## Start STORED ROWS
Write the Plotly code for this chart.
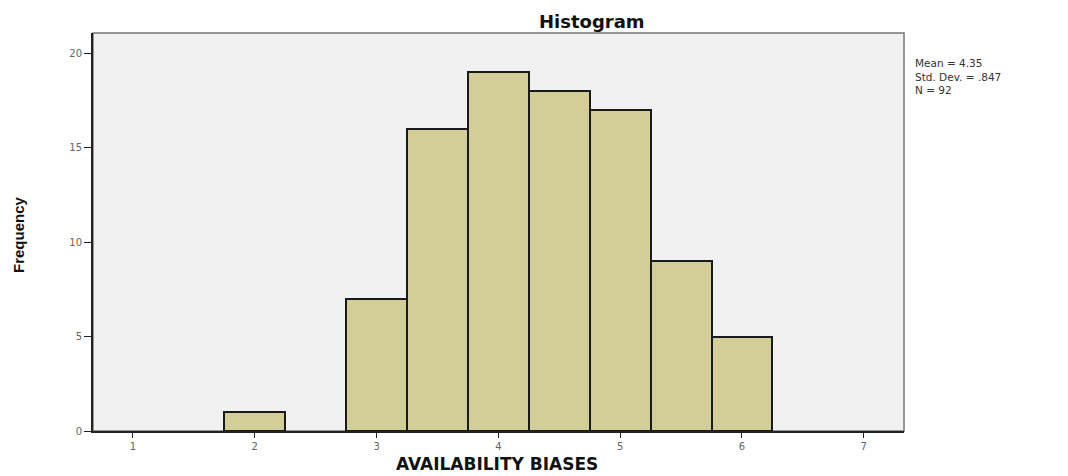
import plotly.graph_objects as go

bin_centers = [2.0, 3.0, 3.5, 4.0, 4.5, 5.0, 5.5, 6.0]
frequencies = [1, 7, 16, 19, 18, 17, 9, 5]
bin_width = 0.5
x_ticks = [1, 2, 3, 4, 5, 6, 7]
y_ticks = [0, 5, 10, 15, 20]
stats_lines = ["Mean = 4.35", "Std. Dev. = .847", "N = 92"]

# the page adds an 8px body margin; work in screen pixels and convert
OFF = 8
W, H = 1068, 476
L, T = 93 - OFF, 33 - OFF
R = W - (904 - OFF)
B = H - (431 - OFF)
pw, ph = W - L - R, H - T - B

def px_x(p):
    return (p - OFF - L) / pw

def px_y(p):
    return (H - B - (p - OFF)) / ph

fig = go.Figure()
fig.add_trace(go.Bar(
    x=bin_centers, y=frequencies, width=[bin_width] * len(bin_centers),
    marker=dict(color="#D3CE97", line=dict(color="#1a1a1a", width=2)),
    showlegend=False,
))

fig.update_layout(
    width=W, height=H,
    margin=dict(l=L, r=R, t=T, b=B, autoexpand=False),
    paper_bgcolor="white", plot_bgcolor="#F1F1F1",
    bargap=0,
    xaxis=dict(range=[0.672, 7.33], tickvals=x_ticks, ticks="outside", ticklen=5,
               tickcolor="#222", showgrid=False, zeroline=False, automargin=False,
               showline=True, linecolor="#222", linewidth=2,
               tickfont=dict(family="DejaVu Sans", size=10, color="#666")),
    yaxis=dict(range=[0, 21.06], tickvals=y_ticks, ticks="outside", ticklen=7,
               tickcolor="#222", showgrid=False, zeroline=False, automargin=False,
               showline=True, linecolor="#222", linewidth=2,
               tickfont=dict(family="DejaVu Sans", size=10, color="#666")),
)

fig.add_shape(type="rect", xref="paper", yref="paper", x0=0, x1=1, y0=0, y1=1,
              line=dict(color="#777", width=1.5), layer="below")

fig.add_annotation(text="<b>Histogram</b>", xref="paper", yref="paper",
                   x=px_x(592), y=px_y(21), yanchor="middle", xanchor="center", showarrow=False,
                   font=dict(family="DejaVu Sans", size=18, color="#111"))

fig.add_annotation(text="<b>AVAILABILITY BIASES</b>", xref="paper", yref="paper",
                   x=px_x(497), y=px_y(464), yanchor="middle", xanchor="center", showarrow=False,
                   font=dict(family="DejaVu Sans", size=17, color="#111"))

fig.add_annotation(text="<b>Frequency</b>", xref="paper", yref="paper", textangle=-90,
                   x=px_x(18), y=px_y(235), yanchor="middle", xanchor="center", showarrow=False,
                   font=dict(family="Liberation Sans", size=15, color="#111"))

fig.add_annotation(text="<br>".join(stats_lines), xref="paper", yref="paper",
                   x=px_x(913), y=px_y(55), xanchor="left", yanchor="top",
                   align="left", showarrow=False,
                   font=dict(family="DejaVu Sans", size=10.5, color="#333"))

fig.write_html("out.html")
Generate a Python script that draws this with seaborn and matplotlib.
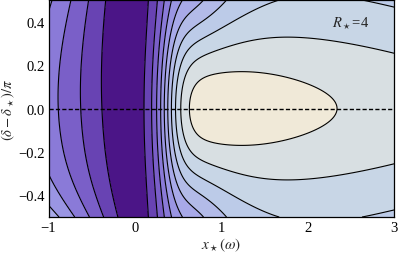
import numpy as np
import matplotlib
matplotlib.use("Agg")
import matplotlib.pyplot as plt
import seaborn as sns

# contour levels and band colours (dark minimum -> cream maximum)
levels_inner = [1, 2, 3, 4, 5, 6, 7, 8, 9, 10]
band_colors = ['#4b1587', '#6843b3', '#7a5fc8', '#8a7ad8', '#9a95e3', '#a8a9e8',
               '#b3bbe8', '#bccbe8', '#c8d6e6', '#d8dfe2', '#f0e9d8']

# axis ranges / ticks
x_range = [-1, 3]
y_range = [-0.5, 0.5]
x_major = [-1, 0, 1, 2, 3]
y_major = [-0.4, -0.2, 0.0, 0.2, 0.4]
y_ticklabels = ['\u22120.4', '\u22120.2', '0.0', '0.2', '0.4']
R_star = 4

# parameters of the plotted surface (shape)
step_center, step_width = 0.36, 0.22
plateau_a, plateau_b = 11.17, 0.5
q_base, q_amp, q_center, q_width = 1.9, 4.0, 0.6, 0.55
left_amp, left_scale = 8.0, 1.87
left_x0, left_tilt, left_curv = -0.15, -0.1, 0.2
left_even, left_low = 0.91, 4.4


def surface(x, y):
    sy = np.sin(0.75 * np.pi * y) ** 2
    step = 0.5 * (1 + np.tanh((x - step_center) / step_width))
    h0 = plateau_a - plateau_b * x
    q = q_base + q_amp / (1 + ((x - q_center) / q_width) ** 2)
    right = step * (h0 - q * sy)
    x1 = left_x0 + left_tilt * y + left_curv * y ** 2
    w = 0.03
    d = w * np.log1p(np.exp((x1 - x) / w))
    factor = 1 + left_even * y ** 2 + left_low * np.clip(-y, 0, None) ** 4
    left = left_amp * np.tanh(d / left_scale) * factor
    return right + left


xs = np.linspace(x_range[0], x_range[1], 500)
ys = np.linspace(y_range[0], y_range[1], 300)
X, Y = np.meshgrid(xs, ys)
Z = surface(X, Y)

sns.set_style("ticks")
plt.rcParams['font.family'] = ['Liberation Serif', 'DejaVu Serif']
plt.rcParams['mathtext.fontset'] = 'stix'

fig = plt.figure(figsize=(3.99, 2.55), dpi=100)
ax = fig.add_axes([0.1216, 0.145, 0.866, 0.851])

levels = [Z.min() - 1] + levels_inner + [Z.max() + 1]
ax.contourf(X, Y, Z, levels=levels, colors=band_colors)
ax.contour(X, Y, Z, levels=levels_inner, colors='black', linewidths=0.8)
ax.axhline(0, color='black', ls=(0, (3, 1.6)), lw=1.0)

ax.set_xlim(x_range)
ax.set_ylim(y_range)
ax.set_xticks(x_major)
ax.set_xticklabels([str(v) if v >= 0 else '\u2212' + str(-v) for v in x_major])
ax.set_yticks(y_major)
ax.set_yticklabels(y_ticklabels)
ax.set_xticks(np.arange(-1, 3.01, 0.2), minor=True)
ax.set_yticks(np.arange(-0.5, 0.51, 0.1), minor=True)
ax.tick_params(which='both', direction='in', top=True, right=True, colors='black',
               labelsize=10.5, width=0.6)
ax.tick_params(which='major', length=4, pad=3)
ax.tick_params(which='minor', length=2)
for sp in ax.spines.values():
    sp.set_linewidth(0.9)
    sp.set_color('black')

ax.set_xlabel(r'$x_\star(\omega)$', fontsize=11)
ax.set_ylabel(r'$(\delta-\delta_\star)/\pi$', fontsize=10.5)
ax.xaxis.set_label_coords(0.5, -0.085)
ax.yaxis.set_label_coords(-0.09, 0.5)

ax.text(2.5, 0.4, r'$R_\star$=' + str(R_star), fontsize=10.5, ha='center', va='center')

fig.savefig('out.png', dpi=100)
## End STORED ROWS
> **EXERCISE OBJECTIVE**:
Copy out each record shown above without alteration, skipping any picture.

> **EXERCISE RESULT**:
Write the Plotly code for this chart.
import plotly.graph_objects as go

bin_centers = [2.0, 3.0, 3.5, 4.0, 4.5, 5.0, 5.5, 6.0]
frequencies = [1, 7, 16, 19, 18, 17, 9, 5]
bin_width = 0.5
x_ticks = [1, 2, 3, 4, 5, 6, 7]
y_ticks = [0, 5, 10, 15, 20]
stats_lines = ["Mean = 4.35", "Std. Dev. = .847", "N = 92"]

# the page adds an 8px body margin; work in screen pixels and convert
OFF = 8
W, H = 1068, 476
L, T = 93 - OFF, 33 - OFF
R = W - (904 - OFF)
B = H - (431 - OFF)
pw, ph = W - L - R, H - T - B

def px_x(p):
    return (p - OFF - L) / pw

def px_y(p):
    return (H - B - (p - OFF)) / ph

fig = go.Figure()
fig.add_trace(go.Bar(
    x=bin_centers, y=frequencies, width=[bin_width] * len(bin_centers),
    marker=dict(color="#D3CE97", line=dict(color="#1a1a1a", width=2)),
    showlegend=False,
))

fig.update_layout(
    width=W, height=H,
    margin=dict(l=L, r=R, t=T, b=B, autoexpand=False),
    paper_bgcolor="white", plot_bgcolor="#F1F1F1",
    bargap=0,
    xaxis=dict(range=[0.672, 7.33], tickvals=x_ticks, ticks="outside", ticklen=5,
               tickcolor="#222", showgrid=False, zeroline=False, automargin=False,
               showline=True, linecolor="#222", linewidth=2,
               tickfont=dict(family="DejaVu Sans", size=10, color="#666")),
    yaxis=dict(range=[0, 21.06], tickvals=y_ticks, ticks="outside", ticklen=7,
               tickcolor="#222", showgrid=False, zeroline=False, automargin=False,
               showline=True, linecolor="#222", linewidth=2,
               tickfont=dict(family="DejaVu Sans", size=10, color="#666")),
)

fig.add_shape(type="rect", xref="paper", yref="paper", x0=0, x1=1, y0=0, y1=1,
              line=dict(color="#777", width=1.5), layer="below")

fig.add_annotation(text="<b>Histogram</b>", xref="paper", yref="paper",
                   x=px_x(592), y=px_y(21), yanchor="middle", xanchor="center", showarrow=False,
                   font=dict(family="DejaVu Sans", size=18, color="#111"))

fig.add_annotation(text="<b>AVAILABILITY BIASES</b>", xref="paper", yref="paper",
                   x=px_x(497), y=px_y(464), yanchor="middle", xanchor="center", showarrow=False,
                   font=dict(family="DejaVu Sans", size=17, color="#111"))

fig.add_annotation(text="<b>Frequency</b>", xref="paper", yref="paper", textangle=-90,
                   x=px_x(18), y=px_y(235), yanchor="middle", xanchor="center", showarrow=False,
                   font=dict(family="Liberation Sans", size=15, color="#111"))

fig.add_annotation(text="<br>".join(stats_lines), xref="paper", yref="paper",
                   x=px_x(913), y=px_y(55), xanchor="left", yanchor="top",
                   align="left", showarrow=False,
                   font=dict(family="DejaVu Sans", size=10.5, color="#333"))

fig.write_html("out.html")
Generate a Python script that draws this with seaborn and matplotlib.
import numpy as np
import matplotlib
matplotlib.use("Agg")
import matplotlib.pyplot as plt
import seaborn as sns

# contour levels and band colours (dark minimum -> cream maximum)
levels_inner = [1, 2, 3, 4, 5, 6, 7, 8, 9, 10]
band_colors = ['#4b1587', '#6843b3', '#7a5fc8', '#8a7ad8', '#9a95e3', '#a8a9e8',
               '#b3bbe8', '#bccbe8', '#c8d6e6', '#d8dfe2', '#f0e9d8']

# axis ranges / ticks
x_range = [-1, 3]
y_range = [-0.5, 0.5]
x_major = [-1, 0, 1, 2, 3]
y_major = [-0.4, -0.2, 0.0, 0.2, 0.4]
y_ticklabels = ['\u22120.4', '\u22120.2', '0.0', '0.2', '0.4']
R_star = 4

# parameters of the plotted surface (shape)
step_center, step_width = 0.36, 0.22
plateau_a, plateau_b = 11.17, 0.5
q_base, q_amp, q_center, q_width = 1.9, 4.0, 0.6, 0.55
left_amp, left_scale = 8.0, 1.87
left_x0, left_tilt, left_curv = -0.15, -0.1, 0.2
left_even, left_low = 0.91, 4.4


def surface(x, y):
    sy = np.sin(0.75 * np.pi * y) ** 2
    step = 0.5 * (1 + np.tanh((x - step_center) / step_width))
    h0 = plateau_a - plateau_b * x
    q = q_base + q_amp / (1 + ((x - q_center) / q_width) ** 2)
    right = step * (h0 - q * sy)
    x1 = left_x0 + left_tilt * y + left_curv * y ** 2
    w = 0.03
    d = w * np.log1p(np.exp((x1 - x) / w))
    factor = 1 + left_even * y ** 2 + left_low * np.clip(-y, 0, None) ** 4
    left = left_amp * np.tanh(d / left_scale) * factor
    return right + left


xs = np.linspace(x_range[0], x_range[1], 500)
ys = np.linspace(y_range[0], y_range[1], 300)
X, Y = np.meshgrid(xs, ys)
Z = surface(X, Y)

sns.set_style("ticks")
plt.rcParams['font.family'] = ['Liberation Serif', 'DejaVu Serif']
plt.rcParams['mathtext.fontset'] = 'stix'

fig = plt.figure(figsize=(3.99, 2.55), dpi=100)
ax = fig.add_axes([0.1216, 0.145, 0.866, 0.851])

levels = [Z.min() - 1] + levels_inner + [Z.max() + 1]
ax.contourf(X, Y, Z, levels=levels, colors=band_colors)
ax.contour(X, Y, Z, levels=levels_inner, colors='black', linewidths=0.8)
ax.axhline(0, color='black', ls=(0, (3, 1.6)), lw=1.0)

ax.set_xlim(x_range)
ax.set_ylim(y_range)
ax.set_xticks(x_major)
ax.set_xticklabels([str(v) if v >= 0 else '\u2212' + str(-v) for v in x_major])
ax.set_yticks(y_major)
ax.set_yticklabels(y_ticklabels)
ax.set_xticks(np.arange(-1, 3.01, 0.2), minor=True)
ax.set_yticks(np.arange(-0.5, 0.51, 0.1), minor=True)
ax.tick_params(which='both', direction='in', top=True, right=True, colors='black',
               labelsize=10.5, width=0.6)
ax.tick_params(which='major', length=4, pad=3)
ax.tick_params(which='minor', length=2)
for sp in ax.spines.values():
    sp.set_linewidth(0.9)
    sp.set_color('black')

ax.set_xlabel(r'$x_\star(\omega)$', fontsize=11)
ax.set_ylabel(r'$(\delta-\delta_\star)/\pi$', fontsize=10.5)
ax.xaxis.set_label_coords(0.5, -0.085)
ax.yaxis.set_label_coords(-0.09, 0.5)

ax.text(2.5, 0.4, r'$R_\star$=' + str(R_star), fontsize=10.5, ha='center', va='center')

fig.savefig('out.png', dpi=100)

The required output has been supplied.